Finding Knowledge: What Is It To ‘Know’ When We Search?
- Institute of Network Cultures
- Publication Type:
- Society of the Query Reader: Reflections on Web Search, 2014, pp. 227 - 238
- Issue Date:
The issue of the epistemological implications of our social and technical interactions with information is the subject of this essay. This will be specified by looking at the role of the search engine as an informant, offering testimonial knowledge on a query; at the question of how the receiver of testimony should be taken into account by those giving the information; and how we should deal with multiplicity of perspectives, or indeed gaps in our knowledge. We should seek to understand the nature of ‘knowledge’, and how informants – including non-human informants – mediate our understanding of the world around us, and have always done so.

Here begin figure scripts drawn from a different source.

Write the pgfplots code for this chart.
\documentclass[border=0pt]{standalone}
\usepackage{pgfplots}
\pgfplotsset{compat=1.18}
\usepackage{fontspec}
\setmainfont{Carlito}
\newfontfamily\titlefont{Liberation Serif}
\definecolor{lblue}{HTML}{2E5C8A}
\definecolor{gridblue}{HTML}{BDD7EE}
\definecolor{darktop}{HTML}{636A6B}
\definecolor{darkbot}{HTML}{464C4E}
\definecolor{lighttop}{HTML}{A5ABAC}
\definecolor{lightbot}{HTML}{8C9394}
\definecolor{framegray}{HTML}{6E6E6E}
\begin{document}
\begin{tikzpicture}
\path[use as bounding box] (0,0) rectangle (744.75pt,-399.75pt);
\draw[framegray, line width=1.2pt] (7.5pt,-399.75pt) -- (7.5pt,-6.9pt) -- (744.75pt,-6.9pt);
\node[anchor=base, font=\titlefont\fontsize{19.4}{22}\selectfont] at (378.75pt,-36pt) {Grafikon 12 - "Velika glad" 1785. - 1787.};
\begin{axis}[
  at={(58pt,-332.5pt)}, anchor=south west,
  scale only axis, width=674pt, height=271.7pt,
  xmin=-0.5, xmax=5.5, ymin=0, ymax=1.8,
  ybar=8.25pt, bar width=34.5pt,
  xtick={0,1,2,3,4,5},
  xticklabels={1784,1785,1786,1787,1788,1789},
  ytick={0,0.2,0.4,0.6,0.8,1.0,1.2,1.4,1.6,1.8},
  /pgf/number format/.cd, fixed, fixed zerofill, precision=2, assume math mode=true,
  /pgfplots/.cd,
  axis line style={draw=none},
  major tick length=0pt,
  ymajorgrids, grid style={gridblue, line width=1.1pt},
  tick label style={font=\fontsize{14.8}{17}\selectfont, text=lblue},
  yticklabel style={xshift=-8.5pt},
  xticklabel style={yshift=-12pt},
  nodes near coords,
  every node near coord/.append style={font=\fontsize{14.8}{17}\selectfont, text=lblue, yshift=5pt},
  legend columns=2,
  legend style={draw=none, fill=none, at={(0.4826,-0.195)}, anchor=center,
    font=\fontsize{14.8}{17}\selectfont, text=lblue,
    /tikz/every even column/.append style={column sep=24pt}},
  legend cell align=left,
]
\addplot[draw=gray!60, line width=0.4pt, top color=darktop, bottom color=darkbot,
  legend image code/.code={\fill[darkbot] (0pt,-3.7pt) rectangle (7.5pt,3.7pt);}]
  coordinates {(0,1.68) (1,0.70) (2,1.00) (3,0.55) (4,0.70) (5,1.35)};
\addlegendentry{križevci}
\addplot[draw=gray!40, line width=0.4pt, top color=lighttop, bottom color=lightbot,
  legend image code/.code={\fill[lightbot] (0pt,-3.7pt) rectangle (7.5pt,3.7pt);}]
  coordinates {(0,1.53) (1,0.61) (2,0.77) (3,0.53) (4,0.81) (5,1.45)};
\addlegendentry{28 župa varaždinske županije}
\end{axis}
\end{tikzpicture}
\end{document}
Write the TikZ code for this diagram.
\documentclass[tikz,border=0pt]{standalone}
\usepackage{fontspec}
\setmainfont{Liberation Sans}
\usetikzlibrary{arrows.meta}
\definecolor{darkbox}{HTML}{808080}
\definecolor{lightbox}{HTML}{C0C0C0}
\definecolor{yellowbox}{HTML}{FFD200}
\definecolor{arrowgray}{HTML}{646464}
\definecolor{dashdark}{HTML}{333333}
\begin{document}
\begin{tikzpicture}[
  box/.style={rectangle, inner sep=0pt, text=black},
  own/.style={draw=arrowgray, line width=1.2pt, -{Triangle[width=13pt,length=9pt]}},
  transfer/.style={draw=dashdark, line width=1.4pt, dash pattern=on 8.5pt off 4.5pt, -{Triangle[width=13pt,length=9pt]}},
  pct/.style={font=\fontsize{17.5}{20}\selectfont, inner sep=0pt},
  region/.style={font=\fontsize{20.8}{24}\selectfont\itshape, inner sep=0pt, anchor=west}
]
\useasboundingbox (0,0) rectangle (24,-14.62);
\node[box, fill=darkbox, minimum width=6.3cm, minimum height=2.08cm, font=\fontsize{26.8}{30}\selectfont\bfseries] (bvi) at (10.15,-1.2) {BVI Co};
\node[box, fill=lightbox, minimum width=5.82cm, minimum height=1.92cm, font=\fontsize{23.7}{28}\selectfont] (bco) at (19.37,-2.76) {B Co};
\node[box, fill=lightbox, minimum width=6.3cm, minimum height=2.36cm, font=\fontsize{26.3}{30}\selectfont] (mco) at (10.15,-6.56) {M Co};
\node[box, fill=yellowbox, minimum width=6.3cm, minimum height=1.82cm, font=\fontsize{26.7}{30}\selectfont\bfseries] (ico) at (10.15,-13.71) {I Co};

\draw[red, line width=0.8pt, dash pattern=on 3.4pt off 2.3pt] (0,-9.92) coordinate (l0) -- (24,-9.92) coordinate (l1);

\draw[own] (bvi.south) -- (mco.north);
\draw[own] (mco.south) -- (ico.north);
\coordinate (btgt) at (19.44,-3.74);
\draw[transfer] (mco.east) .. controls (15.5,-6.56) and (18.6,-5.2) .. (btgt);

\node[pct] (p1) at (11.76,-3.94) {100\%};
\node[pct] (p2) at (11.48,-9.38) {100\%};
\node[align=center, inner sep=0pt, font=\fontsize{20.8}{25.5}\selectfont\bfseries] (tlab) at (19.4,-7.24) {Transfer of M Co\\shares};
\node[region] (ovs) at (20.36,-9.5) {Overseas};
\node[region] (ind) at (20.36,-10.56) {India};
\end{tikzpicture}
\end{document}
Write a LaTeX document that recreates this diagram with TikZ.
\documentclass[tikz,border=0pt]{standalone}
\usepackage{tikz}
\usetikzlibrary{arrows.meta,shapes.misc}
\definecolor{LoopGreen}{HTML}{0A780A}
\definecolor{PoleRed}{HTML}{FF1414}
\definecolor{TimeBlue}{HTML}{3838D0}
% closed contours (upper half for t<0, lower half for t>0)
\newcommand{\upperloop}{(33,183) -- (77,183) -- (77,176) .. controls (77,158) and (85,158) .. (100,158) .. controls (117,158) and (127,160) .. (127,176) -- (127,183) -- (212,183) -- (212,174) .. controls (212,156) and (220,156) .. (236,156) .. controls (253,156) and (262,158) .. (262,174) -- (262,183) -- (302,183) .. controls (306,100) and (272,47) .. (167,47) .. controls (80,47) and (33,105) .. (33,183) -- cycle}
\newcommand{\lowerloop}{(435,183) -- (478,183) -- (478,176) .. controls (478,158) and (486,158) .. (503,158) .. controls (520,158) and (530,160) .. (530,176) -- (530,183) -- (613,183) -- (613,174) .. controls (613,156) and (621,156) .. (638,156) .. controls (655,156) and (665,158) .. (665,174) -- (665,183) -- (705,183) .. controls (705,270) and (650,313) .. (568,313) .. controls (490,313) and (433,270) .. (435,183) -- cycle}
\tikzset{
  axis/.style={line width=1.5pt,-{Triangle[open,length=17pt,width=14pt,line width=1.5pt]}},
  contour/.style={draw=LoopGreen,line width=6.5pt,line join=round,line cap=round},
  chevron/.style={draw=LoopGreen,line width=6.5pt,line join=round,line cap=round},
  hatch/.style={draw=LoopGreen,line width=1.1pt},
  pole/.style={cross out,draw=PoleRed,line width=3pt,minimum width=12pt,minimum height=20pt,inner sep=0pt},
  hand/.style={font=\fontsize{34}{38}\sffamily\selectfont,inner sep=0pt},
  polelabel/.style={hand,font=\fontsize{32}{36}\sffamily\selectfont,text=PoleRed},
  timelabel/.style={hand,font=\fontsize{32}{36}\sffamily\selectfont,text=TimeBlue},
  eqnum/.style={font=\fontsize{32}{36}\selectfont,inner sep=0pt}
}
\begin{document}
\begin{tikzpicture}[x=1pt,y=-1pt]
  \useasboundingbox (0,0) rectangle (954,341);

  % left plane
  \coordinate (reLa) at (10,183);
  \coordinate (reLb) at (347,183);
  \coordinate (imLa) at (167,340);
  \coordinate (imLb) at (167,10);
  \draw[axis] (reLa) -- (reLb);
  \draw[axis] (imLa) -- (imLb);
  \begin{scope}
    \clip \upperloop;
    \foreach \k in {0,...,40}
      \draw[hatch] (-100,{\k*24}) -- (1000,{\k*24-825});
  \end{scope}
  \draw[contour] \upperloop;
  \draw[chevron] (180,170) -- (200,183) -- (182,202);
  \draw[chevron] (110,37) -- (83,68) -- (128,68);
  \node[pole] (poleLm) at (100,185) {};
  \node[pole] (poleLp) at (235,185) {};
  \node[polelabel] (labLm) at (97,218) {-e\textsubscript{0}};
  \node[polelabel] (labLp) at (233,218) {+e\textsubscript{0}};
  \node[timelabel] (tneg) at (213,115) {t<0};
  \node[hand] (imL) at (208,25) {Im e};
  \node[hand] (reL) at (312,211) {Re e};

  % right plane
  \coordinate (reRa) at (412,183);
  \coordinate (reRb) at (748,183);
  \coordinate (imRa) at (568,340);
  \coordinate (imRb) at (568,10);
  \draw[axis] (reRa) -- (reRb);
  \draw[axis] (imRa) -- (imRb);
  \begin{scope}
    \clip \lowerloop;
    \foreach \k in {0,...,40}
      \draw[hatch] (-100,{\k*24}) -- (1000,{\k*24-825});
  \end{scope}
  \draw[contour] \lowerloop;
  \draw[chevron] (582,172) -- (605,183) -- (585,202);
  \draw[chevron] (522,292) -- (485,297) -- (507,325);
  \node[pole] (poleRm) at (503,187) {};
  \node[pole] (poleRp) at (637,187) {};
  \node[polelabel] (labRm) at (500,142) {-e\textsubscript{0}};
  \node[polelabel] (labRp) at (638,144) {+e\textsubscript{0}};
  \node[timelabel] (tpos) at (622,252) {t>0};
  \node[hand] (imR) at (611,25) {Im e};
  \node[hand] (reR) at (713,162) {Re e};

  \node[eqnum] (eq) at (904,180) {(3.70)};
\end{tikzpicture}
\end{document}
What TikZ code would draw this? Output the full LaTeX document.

This essay turns to these questions, discussing some issues with researching technological changes, and then what role search functions fulfill, and how such functions affect our own understanding of ‘knowledge’. Such an analysis has profound implications, for example in education. Under what circumstances do we accept that students ‘know’ something; how we do we decide that they know (that is, how do educators claim knowledge on their student’s knowledge states); but also what sort of knowledge is important important to know in such a situation, these are all important questions. Furthermore, how we think about the future of such technology and the ways that technology might change what we know (for better or worse) is important.